If you want to specify that two options conflict, mark one of them (it doesn’t matter which) as conflicts_with the other

  /// An option that takes a path
  #[arg(short, long)]
  log: Option<PathBuf>,

  /// A flag that conflicts with option `--log`
  #[arg(short, long, conflicts_with = "log")]
  output: bool,

Finally, add a main function that prints out the debug representation. (Click the Run button to run this or the Show button to show the whole example.)

// You don't need the `extern crate clap` line. That's just to make this runnable on the web.
extern crate clap;
use std::path::PathBuf;

use clap::Parser;

#[derive(Parser, Debug)]
#[command(author, version, about = "Short description", long_about = None)]
struct Config {

    /// Boolean flag, defaults to false
    #[arg(short, long)]
    flag: bool,

    /// Option that takes a String argument
    #[arg(short, long)]
    name: Option<String>,

    /// Option that takes a file path
    #[arg(short, long)]
    path: Option<PathBuf>,

    /// Input files but if none are specified, use -
    #[arg(default_value = "-")]
    files: Vec<PathBuf>,

    /// An option that takes a path
    #[arg(short, long)]
    log: Option<PathBuf>,

    /// A flag that conflicts with option `--log`
    #[arg(short, long, conflicts_with = "log")]
    output: bool,
}

fn main() {
    let config = Config::parse();
    println!("{config:#?}");
}

The Clap tutorial has a lot more information.

Your task

Before you start, you need to create a new project inside your assignment repository and add the clap library.

$ cargo new head
$ cd head
$ cargo add clap --features derive

Your task is to implement parsing the head command line arguments and printing out a --help message. Your head will support the following options.

-c/--bytes;
-n/--lines;
-h/--help; and
-V/--version.

The --help and --version options are handled by clap automatically. Use clap’s conflicts_with mechanism for marking --bytes and --lines as conflicting. See the tip above.

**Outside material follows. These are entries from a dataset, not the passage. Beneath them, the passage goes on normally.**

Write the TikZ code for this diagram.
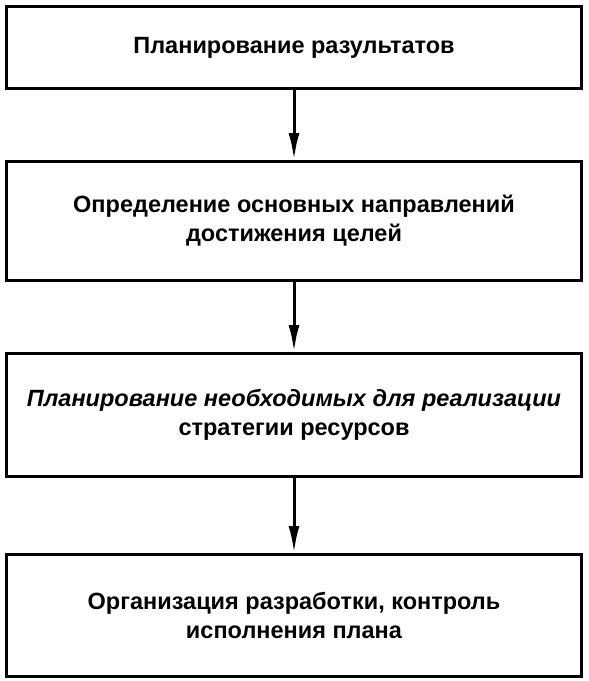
\documentclass[tikz,border=0pt]{standalone}
\usepackage{fontspec}
\setmainfont{Liberation Sans}
\usetikzlibrary{positioning,arrows.meta}
\tikzset{font=\fontsize{23.5}{29}\selectfont\bfseries}

\begin{document}
\begin{tikzpicture}[x=1pt,y=1pt]
	\useasboundingbox (0,0) rectangle (589,-681);
	\begin{scope}
		\tikzstyle{every node}=[draw, line width=3pt, align=center, inner sep=2pt, minimum width=575pt]
		\node[minimum height=82pt] (plan) at (294, -47.5) {Планирование разультатов};
		\node[minimum height=119pt] (napr) at (294, -221) {Определение основных направлений\\достижения целей};
		\node[minimum height=123pt] (res) at (294, -415) {\itshape Планирование необходимых для реализации\\стратегии ресурсов};
		\node[minimum height=122pt] (org) at (294, -615.5) {Организация разработки, контроль\\исполнения плана};

		\draw[line width=3pt, -{Latex[length=27pt, width=11pt]}] (plan) -- (napr);
		\draw[line width=3pt, -{Latex[length=27pt, width=11pt]}] (napr) -- (res);
		\draw[line width=3pt, -{Latex[length=27pt, width=11pt]}] (res) -- (org);

	\end{scope}
\end{tikzpicture}
\end{document}
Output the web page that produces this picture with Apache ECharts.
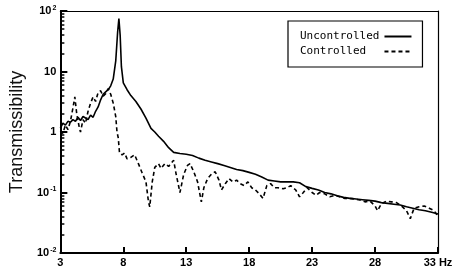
<!DOCTYPE html>
<html><head><meta charset="utf-8">
<script src="https://cdn.jsdelivr.net/npm/echarts@6/dist/echarts.min.js"></script>
<style>html,body{margin:0;padding:0;background:#fff}#c{width:465px;height:271px}</style>
</head><body><div id="c"></div>
<script>
const xTicks = [3, 8, 13, 18, 23, 28, 33];
const yMajor = [0.01, 0.1, 1, 10, 100];
const yMinor = [0.02,0.03,0.04,0.05,0.06,0.07,0.08,0.09,0.2,0.3,0.4,0.5,0.6,0.7,0.8,0.9,2,3,4,5,6,7,8,9,20,30,40,50,60,70,80,90];

const uncFreq = [3.0,3.2,3.4,3.6,3.8,4.0,4.2,4.4,4.6,4.8,5.0,5.2,5.4,5.6,5.8,6.0,6.2,6.4,6.6,6.8,7.0,7.2,7.4,7.55,7.65,7.75,7.85,8.0,8.3,8.6,9.0,9.4,9.8,10.2,10.5,10.8,11.2,11.6,12.0,12.5,13.0,13.5,14.0,14.5,15.0,15.5,16.0,16.5,17.0,17.5,18.0,18.5,19.0,19.5,20.0,20.5,21.0,21.5,22.0,22.5,23.0,23.5,24.0,24.5,25.0,25.5,26.0,26.5,27.0,27.5,28.0,28.5,29.0,29.5,30.0,30.5,31.0,31.5,32.0,32.5,33.0];
const uncVal = [1.15,1.4,1.3,1.5,1.45,1.6,1.5,1.75,1.55,1.8,1.7,1.6,1.9,1.75,2.2,2.6,3.4,4.2,4.6,5.0,5.8,7.5,15,45,75,40,12,6.5,5.0,4.0,3.2,2.4,1.7,1.15,1.0,0.85,0.7,0.55,0.46,0.44,0.43,0.41,0.37,0.34,0.32,0.3,0.28,0.26,0.24,0.23,0.215,0.2,0.18,0.16,0.155,0.15,0.15,0.15,0.145,0.125,0.117,0.11,0.1,0.095,0.088,0.083,0.08,0.078,0.076,0.074,0.072,0.068,0.066,0.064,0.062,0.058,0.055,0.052,0.05,0.047,0.044];

const conFreq = [3.0,3.2,3.4,3.6,3.8,4.0,4.15,4.3,4.5,4.6,4.8,5.0,5.2,5.4,5.6,5.8,6.0,6.2,6.4,6.6,6.8,7.0,7.2,7.4,7.5,7.6,7.7,7.9,8.1,8.3,8.6,8.9,9.2,9.5,9.8,10.0,10.1,10.3,10.5,10.8,11.0,11.3,11.6,12.0,12.2,12.5,12.8,13.1,13.3,13.6,13.9,14.2,14.4,14.7,15.0,15.3,15.6,15.8,16.1,16.4,16.7,17.0,17.3,17.6,17.9,18.2,18.5,18.8,19.1,19.4,19.7,20.0,20.3,20.7,21.0,21.3,21.7,22.0,22.3,22.6,23.0,23.3,23.6,24.0,24.4,24.8,25.2,25.6,26.0,26.4,26.8,27.2,27.6,28.0,28.2,28.5,28.9,29.3,29.7,30.1,30.5,30.8,31.1,31.5,31.9,32.3,32.7,33.0];
const conVal = [1.05,0.95,1.3,1.1,1.5,2.5,3.8,2.0,1.2,1.0,1.6,1.4,2.2,3.0,3.8,3.2,4.5,4.8,3.9,4.3,5.2,4.2,3.0,1.8,1.0,0.8,0.45,0.42,0.45,0.36,0.38,0.42,0.3,0.21,0.15,0.07,0.058,0.15,0.26,0.3,0.25,0.3,0.27,0.34,0.2,0.1,0.2,0.28,0.3,0.22,0.15,0.07,0.12,0.17,0.2,0.22,0.16,0.11,0.14,0.17,0.15,0.16,0.14,0.13,0.15,0.12,0.11,0.095,0.08,0.13,0.14,0.12,0.12,0.115,0.12,0.13,0.11,0.085,0.1,0.12,0.1,0.09,0.1,0.095,0.085,0.09,0.085,0.08,0.08,0.078,0.075,0.07,0.072,0.06,0.05,0.065,0.072,0.07,0.068,0.06,0.05,0.037,0.055,0.058,0.06,0.055,0.05,0.04];

const pair = (xs, ys) => xs.map((x, i) => [x, ys[i]]);
const supLabel = v => {
  if (v >= 99) return '10{s|2}';
  if (v >= 9.9) return '10';
  if (v >= 0.99) return '1';
  if (v >= 0.099) return '10{s|-1}';
  return '10{s|-2}';
};
const lab = {color:'#000', fontFamily:'Liberation Sans', fontWeight:'bold', fontSize:11};
const expOf = a => a.map(v => Math.log10(v));

const chart = echarts.init(document.getElementById('c'), null, {renderer:'canvas'});
chart.setOption({
  animation:false,
  grid:{left:58, right:27, top:11, bottom:18},
  legend:{
    left:288, top:21, orient:'vertical', align:'right',
    padding:[10,10,10,12], itemGap:4, itemWidth:27, itemHeight:12,
    borderColor:'#000', borderWidth:1.2, backgroundColor:'#fff',
    itemStyle:{opacity:0},
    textStyle:{fontFamily:'DejaVu Sans Mono', fontSize:11, color:'#000'},
    formatter: n => n.padEnd(12, ' '),
    data:['Uncontrolled','Controlled']
  },
  xAxis:[{
    type:'value', min:3, max:33, position:'bottom',
    axisLine:{show:true, onZero:false, lineStyle:{color:'#000', width:2}},
    axisTick:{show:true, inside:true, length:6, customValues:xTicks, lineStyle:{color:'#000', width:2}},
    axisLabel:{...lab, margin:4, customValues:xTicks, formatter: v => v === 33 ? '33 Hz' : String(v)},
    splitLine:{show:false}
  },{
    type:'value', min:3, max:33, position:'top',
    axisLine:{show:true, onZero:false, lineStyle:{color:'#000', width:1.2}},
    axisTick:{show:false}, axisLabel:{show:false}, splitLine:{show:false}
  }],
  yAxis:[{
    type:'log', logBase:10, min:0.01, max:100, position:'left',
    name:'Transmissibility', nameLocation:'middle', nameGap:27,
    nameTextStyle:{fontFamily:'Liberation Sans', fontSize:18, color:'#111'},
    axisLine:{show:true, lineStyle:{color:'#000', width:2}},
    axisTick:{show:true, inside:true, length:7, lineStyle:{color:'#000', width:2}},
    axisLabel:{...lab, margin:4, formatter:supLabel,
      rich:{s:{fontFamily:'Liberation Sans', fontWeight:'bold', fontSize:7, verticalAlign:'top', padding:[0,0,6,1], color:'#000'}}},
    splitLine:{show:false}, minorTick:{show:false}
  },{
    type:'value', min:-2, max:2, position:'left', offset:0,
    axisLine:{show:true, onZero:false, lineStyle:{color:'#000', width:2}},
    axisTick:{show:true, inside:true, length:4, customValues:expOf(yMinor), lineStyle:{color:'#000', width:1.5}},
    axisLabel:{show:false}, splitLine:{show:false}
  },{
    type:'value', min:-2, max:2, position:'right',
    axisLine:{show:true, onZero:false, lineStyle:{color:'#000', width:1.2}},
    axisTick:{show:false}, axisLabel:{show:false}, splitLine:{show:false}
  }],
  series:[
    {name:'Uncontrolled', type:'line', data:pair(uncFreq, uncVal), symbol:'none', smooth:false,
     lineStyle:{color:'#000', width:1.6}, itemStyle:{color:'#000'}},
    {name:'Controlled', type:'line', data:pair(conFreq, conVal), symbol:'none', smooth:false,
     lineStyle:{color:'#000', width:1.6, type:[4,3]}, itemStyle:{color:'#000'}}
  ]
});
</script></body></html>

Additionally, head takes 0 or more files as input. Configure clap such that if no files are passed, then it defaults to -. See the tip above for how to set default values.

Note

Many command line utilities use - in place of a file path to denote reading from stdin instead of the file or writing to stdout instead of writing to the file. Our head will support that convention.

Once you have this working, you should be able to run head --help and see this.

$ cargo run --quiet -- --help
Display the first few lines of a file

Usage: head [OPTIONS] [FILES]...

Arguments:
  [FILES]...  Input files or - for stdin [default: -]

Options:
  -n, --lines <LINES>  Print LINES lines of each of the specified files
  -c, --bytes <BYTES>  Print BYTES bytes of each of the specified files
  -h, --help           Print help
  -V, --version        Print version

The version number printed by --version can be set by editing the version field in Cargo.toml. Go ahead and set the version number to 1.2.3 so that you get this output.

$ cargo run --quiet -- --version
head 1.2.3